It's tough to be a Republican these days. Seems like no one is down with the Grand Old Party, ever since that W guy peaced out of the White House and into the Witness Protection Program in Dallas. Not even superstars like Sarah Palin, Rush Limbaugh, and Michael "Hip-Hop" Steele are enough to save the Party from going the way of the dinosaurs.
A new Gallup poll reveals just how close the Grand Old Party is from extinction, yet unlike their prehistoric counterparts, this cataclysm has nothing to do with asteroids or comets, but something far more ominous: eight years of George W. Bush.
Not content to just ruin America, rape the economy, and drown New Orleans, our friend George figured what the hell, why not destroy the entire Republican Party while he's at it.
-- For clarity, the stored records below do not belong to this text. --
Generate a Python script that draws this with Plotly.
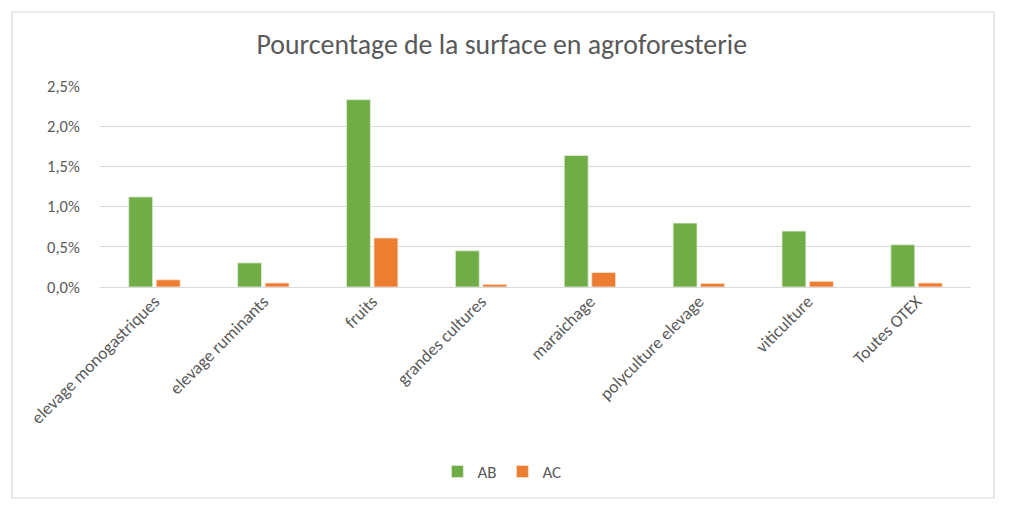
import plotly.graph_objects as go

categories = ["elevage monogastriques", "elevage ruminants", "fruits", "grandes cultures",
              "maraichage", "polyculture elevage", "viticulture", "Toutes OTEX"]
ab_values = [1.12, 0.30, 2.33, 0.45, 1.635, 0.795, 0.695, 0.525]   # percent
ac_values = [0.09, 0.05, 0.61, 0.033, 0.18, 0.045, 0.07, 0.05]     # percent
y_ticks = [0, 0.5, 1.0, 1.5, 2.0, 2.5]                            # percent

FONT = "Calibri, Carlito, 'Open Sans', sans-serif"
GREY = "#595959"

fig = go.Figure()
fig.add_trace(go.Bar(name="AB", x=categories, y=[v / 100 for v in ab_values],
                     marker=dict(color="#70AD47", line=dict(color="#E2EFDA", width=0.8))))
fig.add_trace(go.Bar(name="AC", x=categories, y=[v / 100 for v in ac_values],
                     marker=dict(color="#ED7D31", line=dict(color="#FBE5D6", width=0.8))))

W, H = 1024, 508
ml, mr, mt, mb = 100, 53, 86, 221
pw, ph = W - ml - mr, H - mt - mb

fig.update_layout(
    width=W, height=H,
    margin=dict(l=ml, r=mr, t=mt, b=mb),
    paper_bgcolor="white", plot_bgcolor="white",
    separators=", ",
    barmode="group", bargap=0.495, bargroupgap=0.13,
    font=dict(family=FONT, color=GREY, size=14),
    title=dict(text="Pourcentage de la surface en agroforesterie",
               x=0.49, xanchor="center", y=0.912, yanchor="middle",
               font=dict(size=27.8, color=GREY, family=FONT)),
    legend=dict(orientation="h", x=0.462, xanchor="center", y=-0.92, yanchor="middle",
                font=dict(size=17, color=GREY), itemwidth=30, traceorder="normal",
                entrywidth=20, entrywidthmode="pixels"),
    xaxis=dict(tickangle=-45, showgrid=False, showline=False, ticks="",
               tickfont=dict(size=17.5, color=GREY)),
    yaxis=dict(range=[0, 0.025], tickvals=[t / 100 for t in y_ticks], tickformat=".1%",
               showgrid=True, gridcolor="#D9D9D9", gridwidth=1.2,
               zeroline=True, zerolinecolor="#D9D9D9", zerolinewidth=1.2,
               showline=False, ticks="outside", ticklen=16, tickcolor="rgba(0,0,0,0)",
               tickfont=dict(size=16.5, color=GREY)),
)

# chart frame
fig.add_shape(type="rect", xref="paper", yref="paper",
              x0=(12 - ml) / pw, x1=(994 - ml) / pw,
              y0=(H - mb - 498) / ph, y1=(H - mb - 12) / ph,
              line=dict(color="#D9D9D9", width=1.2), fillcolor="rgba(0,0,0,0)", layer="below")

fig.write_html("out.html", config={"displayModeBar": False},
               post_script="document.body.style.margin='0';")
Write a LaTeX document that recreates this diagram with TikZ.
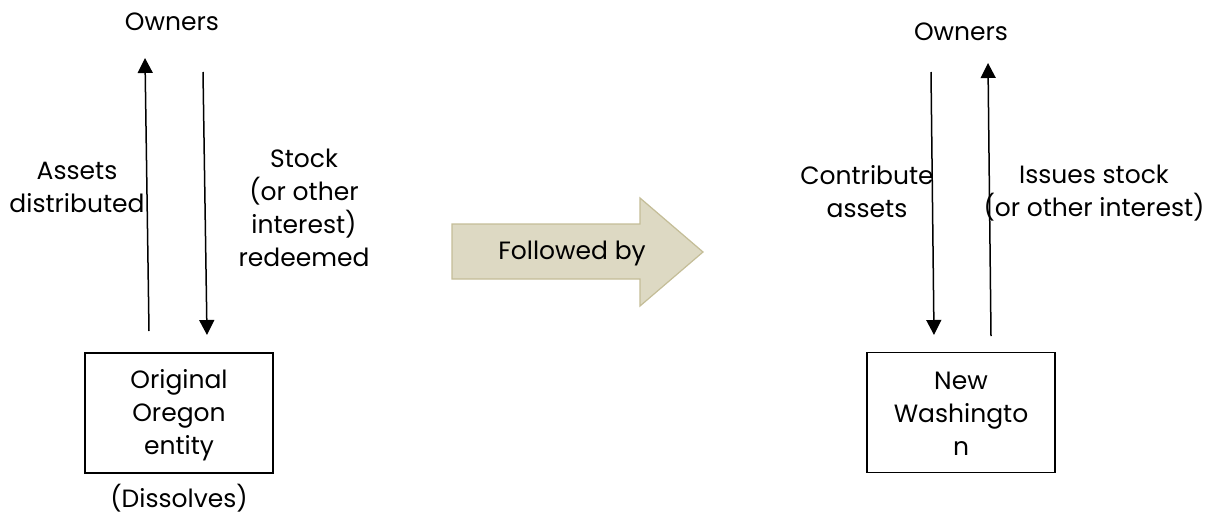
\documentclass[tikz,border=0pt]{standalone}
\usepackage{fontspec}
\setmainfont{Poppins}
\usetikzlibrary{arrows.meta}
\definecolor{arrfill}{HTML}{DDD9C3}
\definecolor{arrdraw}{HTML}{C4BD97}
\tikzset{
  lbl/.style={font=\fontsize{25}{33}\selectfont, align=center, inner sep=0pt},
  entitybox/.style={draw, line width=1.5pt, minimum width=188pt, minimum height=120pt, inner sep=0pt},
  flow/.style={line width=1.5pt, -{Triangle[width=15pt,length=15pt]}},
}
\begin{document}
\begin{tikzpicture}[x=1pt,y=-1pt]
\useasboundingbox (0,0) rectangle (1215,517);
% left
\node[lbl] (ownL) at (172,22) {Owners};
\node[lbl] (assetsL) at (77,187) {Assets\\distributed};
\node[lbl] (stockL) at (304,208) {Stock\\(or other\\interest)\\redeemed};
\node[entitybox] (boxL) at (179,413) {};
\node[lbl] (boxLtxt) at (179,415) {Original\\Oregon\\entity};
\node[lbl] (diss) at (179,498) {(Dissolves)};
\coordinate (l1s) at (149,331);
\coordinate (l1e) at (145,58);
\coordinate (l2s) at (203,72);
\coordinate (l2e) at (207,335);
\draw[flow] (l1s) -- (l1e);
\draw[flow] (l2s) -- (l2e);
% middle arrow
\draw[fill=arrfill, draw=arrdraw, line width=1.2pt]
  (452,224) -- (640,224) -- (640,198) -- (703,252) -- (640,306) -- (640,279) -- (452,279) -- cycle;
\node[lbl] (follow) at (572,253) {Followed by};
% right
\node[lbl] (ownR) at (961,32) {Owners};
\node[lbl] (contrib) at (867,192) {Contribute\\assets};
\node[lbl] (issues) at (1094,193) {Issues stock\\(or other interest)};
\node[entitybox] (boxR) at (961,412.5) {};
\node[lbl] (boxRtxt) at (961,414) {New\\Washingto\\n};
\coordinate (r1s) at (931,72);
\coordinate (r1e) at (934,335);
\coordinate (r2s) at (991,336);
\coordinate (r2e) at (988,63);
\draw[flow] (r1s) -- (r1e);
\draw[flow] (r2s) -- (r2e);
\end{tikzpicture}
\end{document}
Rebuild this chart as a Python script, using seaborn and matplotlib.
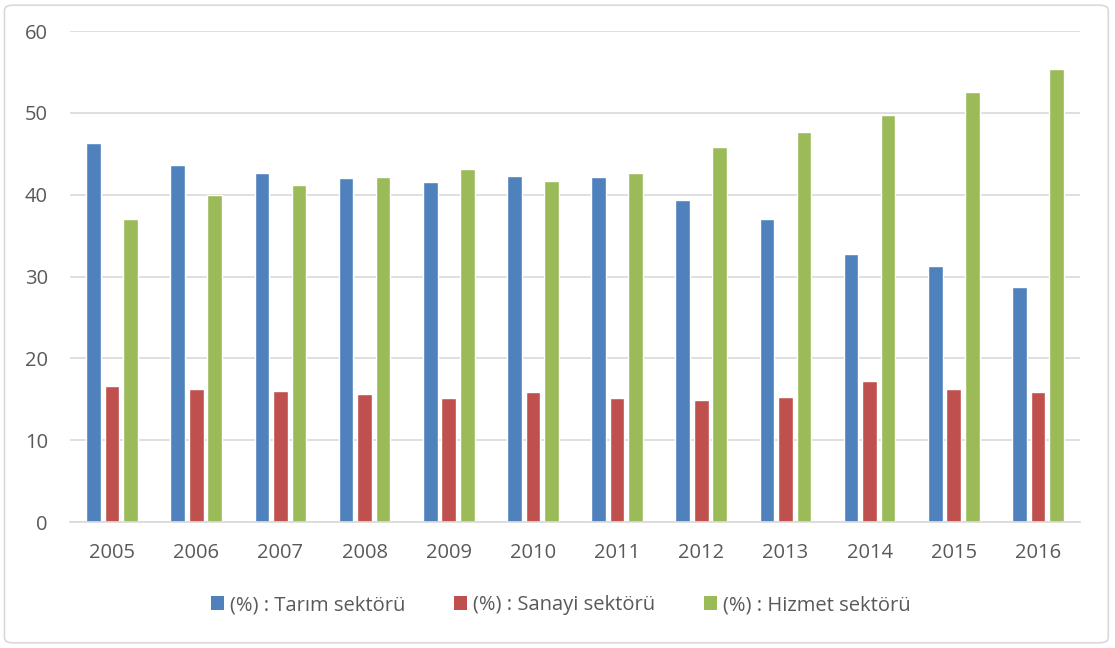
# Sektörlere göre istihdam oranları (%) - gruplu sütun grafiği
import matplotlib
matplotlib.use("Agg")
import matplotlib.pyplot as plt
from matplotlib.patches import FancyBboxPatch, Patch
import pandas as pd
import seaborn as sns

yillar = ["2005", "2006", "2007", "2008", "2009", "2010",
          "2011", "2012", "2013", "2014", "2015", "2016"]
tarim = [46.3, 43.6, 42.7, 42.1, 41.6, 42.3, 42.2, 39.3, 37.0, 32.8, 31.3, 28.7]
sanayi = [16.6, 16.2, 16.0, 15.6, 15.2, 15.9, 15.2, 14.9, 15.3, 17.2, 16.2, 15.9]
hizmet = [37.0, 40.0, 41.2, 42.2, 43.1, 41.7, 42.6, 45.8, 47.7, 49.8, 52.5, 55.4]
seriler = ["(%) : Tarım sektörü", "(%) : Sanayi sektörü", "(%) : Hizmet sektörü"]
renkler = ["#4F81BD", "#C0504D", "#9BBB59"]

# Uzun formata çevir
df = pd.DataFrame({
    "Yil": yillar * 3,
    "Deger": tarim + sanayi + hizmet,
    "Seri": [seriler[0]] * 12 + [seriler[1]] * 12 + [seriler[2]] * 12,
})

sns.set_style("white")
plt.rcParams["font.family"] = ["Open Sans", "DejaVu Sans"]
yazi_rengi = "#595959"
grid_rengi = "#d9d9d9"

fig = plt.figure(figsize=(11.15, 6.48), dpi=100)
ax = fig.add_axes([0.0628, 0.1944, 0.9058, 0.7577])

sns.barplot(data=df, x="Yil", y="Deger", hue="Seri", palette=renkler,
            width=0.66, gap=0.21, saturation=1, ax=ax, legend=False)

ax.set_ylim(0, 60)
ax.set_xlim(-0.5, len(yillar) - 0.5)
ax.set_yticks(range(0, 61, 10))
ax.yaxis.grid(True, color=grid_rengi, linewidth=1.2)
ax.set_axisbelow(True)
for s in ["top", "right", "left"]:
    ax.spines[s].set_visible(False)
ax.spines["bottom"].set_color(grid_rengi)
ax.spines["bottom"].set_linewidth(1.2)
ax.set_xlabel("")
ax.set_ylabel("")
ax.tick_params(axis="both", length=0, labelsize=14.5, labelcolor=yazi_rengi)
ax.tick_params(axis="y", pad=16)
ax.tick_params(axis="x", pad=15)

# Lejant
tutamaklar = [Patch(facecolor=c, edgecolor="none") for c in renkler]
fig.legend(tutamaklar, seriler, loc="center", bbox_to_anchor=(0.503, 0.066),
           ncol=3, frameon=False, fontsize=14.5, labelcolor=yazi_rengi,
           handlelength=0.65, handleheight=0.65, handletextpad=0.3,
           columnspacing=2.4)

# Grafik çerçevesi
cerceve = FancyBboxPatch((0.004, 0.008), 0.99, 0.984,
                         boxstyle="round,pad=0,rounding_size=0.008",
                         transform=fig.transFigure, facecolor="none",
                         edgecolor=grid_rengi, linewidth=1.2)
fig.patches.append(cerceve)

fig.savefig("out.png", dpi=100)
plt.close(fig)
In fact, since Bush first doomed us by taking office in 2001, those identifying themselves as Republicans has fallen faster than America's standing in the world, with sharp decreases in almost every demographic.
Over the last eight years, GOP self-identification among college graduates has fallen by ten points (13 if you include postgraduate education), nine points among 18-29 year-olds, five points among married people, eight points among unmarried, nine points in the Midwest, six in the East, five in the West, and even four points in the South. The South, for crying out loud! (Though, one can only assume this isn't including the secession parade of Georgia, Oklahoma, South Dakota, and of course, sassy ringleader Texas).
All in all, what was once an even split in 2001, has now morphed into a 53%-39% shellacking by Democrats over their zit-faced, redheaded step-child, the Republican Party.
But it's not all bad. Turns out the GOP suffered no decrease with the ever-important Jesus freaks (frequent churchgoers) and only showed a one-point loss among gun nuts and homophobes (conservatives), and anyone who considers Brown v. Board of Education to be America's kiss of death (those 65 and older).
Hey, look at the bright side, at least your base still loves you!